Data section:
☆ ☆ ☆

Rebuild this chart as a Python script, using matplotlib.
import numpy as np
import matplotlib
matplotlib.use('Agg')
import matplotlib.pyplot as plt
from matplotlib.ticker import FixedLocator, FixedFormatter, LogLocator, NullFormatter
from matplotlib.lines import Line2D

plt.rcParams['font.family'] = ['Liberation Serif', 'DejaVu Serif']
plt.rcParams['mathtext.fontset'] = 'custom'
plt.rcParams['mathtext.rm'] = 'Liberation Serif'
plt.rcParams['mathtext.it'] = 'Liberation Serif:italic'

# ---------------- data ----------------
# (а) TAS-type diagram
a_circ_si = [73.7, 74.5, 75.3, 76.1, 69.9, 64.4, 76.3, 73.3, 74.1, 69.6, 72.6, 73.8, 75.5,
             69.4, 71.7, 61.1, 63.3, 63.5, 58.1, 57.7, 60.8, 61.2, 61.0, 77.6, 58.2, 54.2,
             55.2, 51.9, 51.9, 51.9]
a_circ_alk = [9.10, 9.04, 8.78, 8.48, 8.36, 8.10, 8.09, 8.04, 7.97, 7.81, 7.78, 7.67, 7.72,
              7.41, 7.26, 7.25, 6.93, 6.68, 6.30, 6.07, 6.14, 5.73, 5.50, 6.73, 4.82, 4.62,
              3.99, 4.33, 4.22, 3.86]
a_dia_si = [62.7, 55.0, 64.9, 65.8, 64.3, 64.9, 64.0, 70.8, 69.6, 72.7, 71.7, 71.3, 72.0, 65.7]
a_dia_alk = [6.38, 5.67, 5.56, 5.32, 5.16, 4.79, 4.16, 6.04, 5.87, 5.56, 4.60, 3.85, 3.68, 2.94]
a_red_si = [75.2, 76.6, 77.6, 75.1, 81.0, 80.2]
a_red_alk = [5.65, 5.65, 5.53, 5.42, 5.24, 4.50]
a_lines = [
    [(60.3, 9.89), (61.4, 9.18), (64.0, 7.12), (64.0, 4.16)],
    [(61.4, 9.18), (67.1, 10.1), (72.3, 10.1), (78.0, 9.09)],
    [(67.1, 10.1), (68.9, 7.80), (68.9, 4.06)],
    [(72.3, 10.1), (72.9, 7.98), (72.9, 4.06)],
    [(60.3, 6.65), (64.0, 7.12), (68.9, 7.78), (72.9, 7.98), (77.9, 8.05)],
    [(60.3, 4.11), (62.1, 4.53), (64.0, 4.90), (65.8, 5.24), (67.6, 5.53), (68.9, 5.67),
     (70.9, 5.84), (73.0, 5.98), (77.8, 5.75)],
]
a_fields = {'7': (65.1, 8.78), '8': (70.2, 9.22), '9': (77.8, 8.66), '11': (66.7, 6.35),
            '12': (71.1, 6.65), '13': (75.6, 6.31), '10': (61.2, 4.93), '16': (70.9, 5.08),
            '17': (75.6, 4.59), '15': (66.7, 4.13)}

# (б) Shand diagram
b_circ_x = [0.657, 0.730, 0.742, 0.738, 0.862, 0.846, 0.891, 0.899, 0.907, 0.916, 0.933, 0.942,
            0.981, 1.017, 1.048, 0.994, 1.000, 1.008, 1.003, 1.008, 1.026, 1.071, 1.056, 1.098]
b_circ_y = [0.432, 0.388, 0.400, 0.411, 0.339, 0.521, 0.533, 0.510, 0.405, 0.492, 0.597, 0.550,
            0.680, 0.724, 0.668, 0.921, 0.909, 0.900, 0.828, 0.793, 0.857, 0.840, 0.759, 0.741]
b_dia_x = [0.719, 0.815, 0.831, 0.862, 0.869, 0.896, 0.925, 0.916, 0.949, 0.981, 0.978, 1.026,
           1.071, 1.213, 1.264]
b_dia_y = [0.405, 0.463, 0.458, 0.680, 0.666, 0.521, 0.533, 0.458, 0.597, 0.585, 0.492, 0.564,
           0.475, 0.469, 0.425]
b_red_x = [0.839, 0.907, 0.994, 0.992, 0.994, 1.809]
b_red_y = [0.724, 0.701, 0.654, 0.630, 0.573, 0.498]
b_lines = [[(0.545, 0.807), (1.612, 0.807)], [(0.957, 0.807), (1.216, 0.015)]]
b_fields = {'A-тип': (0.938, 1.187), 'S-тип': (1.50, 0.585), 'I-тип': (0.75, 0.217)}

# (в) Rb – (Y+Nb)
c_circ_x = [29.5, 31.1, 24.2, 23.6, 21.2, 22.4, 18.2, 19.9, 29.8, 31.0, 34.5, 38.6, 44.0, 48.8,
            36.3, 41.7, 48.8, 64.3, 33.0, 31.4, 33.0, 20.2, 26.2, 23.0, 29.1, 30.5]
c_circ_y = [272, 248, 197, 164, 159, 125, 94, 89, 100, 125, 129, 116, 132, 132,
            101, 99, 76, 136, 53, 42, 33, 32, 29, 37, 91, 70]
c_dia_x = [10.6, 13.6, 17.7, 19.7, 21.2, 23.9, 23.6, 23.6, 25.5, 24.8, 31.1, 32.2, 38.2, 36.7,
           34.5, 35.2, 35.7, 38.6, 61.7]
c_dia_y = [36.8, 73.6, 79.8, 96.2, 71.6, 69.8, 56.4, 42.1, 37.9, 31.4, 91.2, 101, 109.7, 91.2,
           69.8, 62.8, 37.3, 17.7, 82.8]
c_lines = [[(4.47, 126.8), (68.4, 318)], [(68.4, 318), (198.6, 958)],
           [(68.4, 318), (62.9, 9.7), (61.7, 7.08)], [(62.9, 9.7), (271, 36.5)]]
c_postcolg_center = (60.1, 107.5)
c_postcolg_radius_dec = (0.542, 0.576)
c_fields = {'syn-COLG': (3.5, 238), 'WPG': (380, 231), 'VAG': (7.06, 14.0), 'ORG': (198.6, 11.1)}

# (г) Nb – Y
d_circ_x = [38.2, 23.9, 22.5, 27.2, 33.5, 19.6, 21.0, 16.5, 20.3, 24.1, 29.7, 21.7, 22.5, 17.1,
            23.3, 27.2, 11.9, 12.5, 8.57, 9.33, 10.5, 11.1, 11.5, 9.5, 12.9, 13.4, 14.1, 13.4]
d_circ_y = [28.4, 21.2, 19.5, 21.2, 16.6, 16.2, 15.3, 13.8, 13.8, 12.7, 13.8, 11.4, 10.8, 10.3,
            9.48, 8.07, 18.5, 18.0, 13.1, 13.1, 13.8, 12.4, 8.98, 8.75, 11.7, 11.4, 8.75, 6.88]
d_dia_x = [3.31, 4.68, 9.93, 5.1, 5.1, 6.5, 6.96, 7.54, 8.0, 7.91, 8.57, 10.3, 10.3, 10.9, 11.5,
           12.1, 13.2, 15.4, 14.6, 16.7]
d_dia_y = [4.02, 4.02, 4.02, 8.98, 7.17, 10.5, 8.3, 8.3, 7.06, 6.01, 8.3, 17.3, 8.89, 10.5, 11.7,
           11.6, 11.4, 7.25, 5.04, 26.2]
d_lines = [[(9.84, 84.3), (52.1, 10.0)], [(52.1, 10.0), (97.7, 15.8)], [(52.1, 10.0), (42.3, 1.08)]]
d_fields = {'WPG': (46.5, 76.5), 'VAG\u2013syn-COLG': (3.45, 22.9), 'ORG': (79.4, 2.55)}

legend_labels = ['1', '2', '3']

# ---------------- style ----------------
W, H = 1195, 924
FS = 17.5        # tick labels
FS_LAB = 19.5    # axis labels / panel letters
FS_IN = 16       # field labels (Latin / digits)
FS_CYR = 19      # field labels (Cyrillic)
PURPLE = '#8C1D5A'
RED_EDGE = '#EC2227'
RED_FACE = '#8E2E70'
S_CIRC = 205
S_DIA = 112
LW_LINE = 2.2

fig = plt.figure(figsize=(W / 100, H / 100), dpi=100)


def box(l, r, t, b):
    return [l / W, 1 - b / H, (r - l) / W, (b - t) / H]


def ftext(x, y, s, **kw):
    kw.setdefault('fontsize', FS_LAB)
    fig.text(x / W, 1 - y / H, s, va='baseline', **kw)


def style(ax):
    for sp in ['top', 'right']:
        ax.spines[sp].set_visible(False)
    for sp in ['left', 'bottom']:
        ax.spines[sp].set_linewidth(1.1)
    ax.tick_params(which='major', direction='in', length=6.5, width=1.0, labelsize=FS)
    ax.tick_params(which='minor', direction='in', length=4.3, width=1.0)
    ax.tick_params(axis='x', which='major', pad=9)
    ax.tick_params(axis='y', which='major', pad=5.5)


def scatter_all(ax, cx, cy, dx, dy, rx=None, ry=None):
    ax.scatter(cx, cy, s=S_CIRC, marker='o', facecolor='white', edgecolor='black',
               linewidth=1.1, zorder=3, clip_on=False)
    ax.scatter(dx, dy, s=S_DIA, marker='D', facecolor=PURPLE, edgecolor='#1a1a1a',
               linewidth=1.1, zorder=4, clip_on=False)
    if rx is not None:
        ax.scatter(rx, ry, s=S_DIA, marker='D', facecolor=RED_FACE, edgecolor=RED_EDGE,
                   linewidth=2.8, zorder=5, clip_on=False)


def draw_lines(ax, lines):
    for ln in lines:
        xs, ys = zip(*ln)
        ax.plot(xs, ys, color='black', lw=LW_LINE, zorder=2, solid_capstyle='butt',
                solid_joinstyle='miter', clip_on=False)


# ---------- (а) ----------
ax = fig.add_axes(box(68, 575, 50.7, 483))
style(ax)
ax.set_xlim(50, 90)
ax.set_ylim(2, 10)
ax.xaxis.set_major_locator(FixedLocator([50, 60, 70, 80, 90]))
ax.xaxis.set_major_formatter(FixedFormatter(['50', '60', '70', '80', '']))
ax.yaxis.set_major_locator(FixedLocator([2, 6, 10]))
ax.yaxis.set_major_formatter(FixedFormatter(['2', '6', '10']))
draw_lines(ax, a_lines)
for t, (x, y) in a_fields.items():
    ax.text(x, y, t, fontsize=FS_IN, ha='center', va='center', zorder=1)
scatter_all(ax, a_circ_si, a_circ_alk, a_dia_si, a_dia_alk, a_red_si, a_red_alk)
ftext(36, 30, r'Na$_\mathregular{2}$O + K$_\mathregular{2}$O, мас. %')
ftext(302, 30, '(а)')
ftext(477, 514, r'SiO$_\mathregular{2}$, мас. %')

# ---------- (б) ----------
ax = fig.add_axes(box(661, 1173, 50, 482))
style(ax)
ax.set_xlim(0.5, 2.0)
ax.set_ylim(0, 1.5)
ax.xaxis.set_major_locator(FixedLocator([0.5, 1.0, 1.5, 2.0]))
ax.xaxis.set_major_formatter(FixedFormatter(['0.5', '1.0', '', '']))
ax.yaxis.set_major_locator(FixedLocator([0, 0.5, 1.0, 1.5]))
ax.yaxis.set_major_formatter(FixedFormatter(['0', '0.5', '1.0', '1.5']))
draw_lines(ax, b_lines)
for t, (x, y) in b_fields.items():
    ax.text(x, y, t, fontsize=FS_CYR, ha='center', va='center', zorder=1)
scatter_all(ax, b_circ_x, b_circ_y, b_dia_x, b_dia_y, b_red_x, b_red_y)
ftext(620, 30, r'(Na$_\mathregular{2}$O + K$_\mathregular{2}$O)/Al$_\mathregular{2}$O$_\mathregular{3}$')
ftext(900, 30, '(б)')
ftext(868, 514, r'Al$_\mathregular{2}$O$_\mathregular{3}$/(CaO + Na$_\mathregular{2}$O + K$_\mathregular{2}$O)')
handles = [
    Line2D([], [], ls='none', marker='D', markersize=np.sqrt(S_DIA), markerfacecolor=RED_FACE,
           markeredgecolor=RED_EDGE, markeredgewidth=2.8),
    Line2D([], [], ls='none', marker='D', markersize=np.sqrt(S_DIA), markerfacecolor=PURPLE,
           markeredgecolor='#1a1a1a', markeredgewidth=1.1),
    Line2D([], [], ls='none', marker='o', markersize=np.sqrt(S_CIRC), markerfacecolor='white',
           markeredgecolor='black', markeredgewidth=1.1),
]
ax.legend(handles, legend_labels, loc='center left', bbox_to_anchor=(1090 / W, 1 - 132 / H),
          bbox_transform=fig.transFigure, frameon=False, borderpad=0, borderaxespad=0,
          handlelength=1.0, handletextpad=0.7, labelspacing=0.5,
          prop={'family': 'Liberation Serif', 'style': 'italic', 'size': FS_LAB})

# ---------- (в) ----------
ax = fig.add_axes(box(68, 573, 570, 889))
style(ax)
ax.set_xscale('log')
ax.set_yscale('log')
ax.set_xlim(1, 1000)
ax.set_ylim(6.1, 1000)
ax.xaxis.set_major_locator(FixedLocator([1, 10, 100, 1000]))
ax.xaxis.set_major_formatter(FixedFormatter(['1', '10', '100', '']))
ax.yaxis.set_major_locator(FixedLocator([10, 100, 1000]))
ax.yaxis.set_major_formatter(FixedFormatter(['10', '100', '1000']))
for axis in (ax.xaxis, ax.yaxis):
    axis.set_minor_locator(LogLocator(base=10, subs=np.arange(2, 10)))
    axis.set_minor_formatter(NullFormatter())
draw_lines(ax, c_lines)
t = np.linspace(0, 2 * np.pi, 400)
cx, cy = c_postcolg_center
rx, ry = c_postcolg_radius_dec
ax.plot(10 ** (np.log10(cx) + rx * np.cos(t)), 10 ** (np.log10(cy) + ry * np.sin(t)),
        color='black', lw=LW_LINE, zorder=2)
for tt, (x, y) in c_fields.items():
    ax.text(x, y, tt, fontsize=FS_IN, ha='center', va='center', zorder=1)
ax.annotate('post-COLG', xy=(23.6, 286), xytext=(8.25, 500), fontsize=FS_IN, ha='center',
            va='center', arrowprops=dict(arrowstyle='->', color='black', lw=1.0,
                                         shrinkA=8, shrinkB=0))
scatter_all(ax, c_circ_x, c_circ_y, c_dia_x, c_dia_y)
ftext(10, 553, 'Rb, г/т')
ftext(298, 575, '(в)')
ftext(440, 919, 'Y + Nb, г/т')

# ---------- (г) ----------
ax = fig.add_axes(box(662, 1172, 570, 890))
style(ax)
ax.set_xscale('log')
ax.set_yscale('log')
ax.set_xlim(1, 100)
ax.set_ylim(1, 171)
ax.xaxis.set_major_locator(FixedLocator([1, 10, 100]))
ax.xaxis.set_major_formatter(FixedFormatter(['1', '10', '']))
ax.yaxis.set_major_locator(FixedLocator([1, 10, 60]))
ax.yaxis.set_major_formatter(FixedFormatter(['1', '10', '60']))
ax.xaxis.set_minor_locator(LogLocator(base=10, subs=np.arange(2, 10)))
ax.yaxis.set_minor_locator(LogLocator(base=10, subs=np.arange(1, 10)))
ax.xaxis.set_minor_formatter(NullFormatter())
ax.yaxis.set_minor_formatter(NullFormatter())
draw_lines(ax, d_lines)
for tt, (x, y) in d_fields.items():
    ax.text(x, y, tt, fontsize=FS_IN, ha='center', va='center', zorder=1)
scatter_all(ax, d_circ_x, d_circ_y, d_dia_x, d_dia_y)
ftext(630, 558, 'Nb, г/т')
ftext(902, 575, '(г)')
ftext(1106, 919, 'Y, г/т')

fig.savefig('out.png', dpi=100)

☆ ☆ ☆

Directions:
Reproduce only the lines from the top of the material through the one bearing "plt.rcParams['mathtext.it'] = 'Liberation", each exactly as it stands.

Correct response:
Rebuild this chart as a Python script, using matplotlib.
import numpy as np
import matplotlib
matplotlib.use('Agg')
import matplotlib.pyplot as plt
from matplotlib.ticker import FixedLocator, FixedFormatter, LogLocator, NullFormatter
from matplotlib.lines import Line2D

plt.rcParams['font.family'] = ['Liberation Serif', 'DejaVu Serif']
plt.rcParams['mathtext.fontset'] = 'custom'
plt.rcParams['mathtext.rm'] = 'Liberation Serif'
plt.rcParams['mathtext.it'] = 'Liberation Serif:italic'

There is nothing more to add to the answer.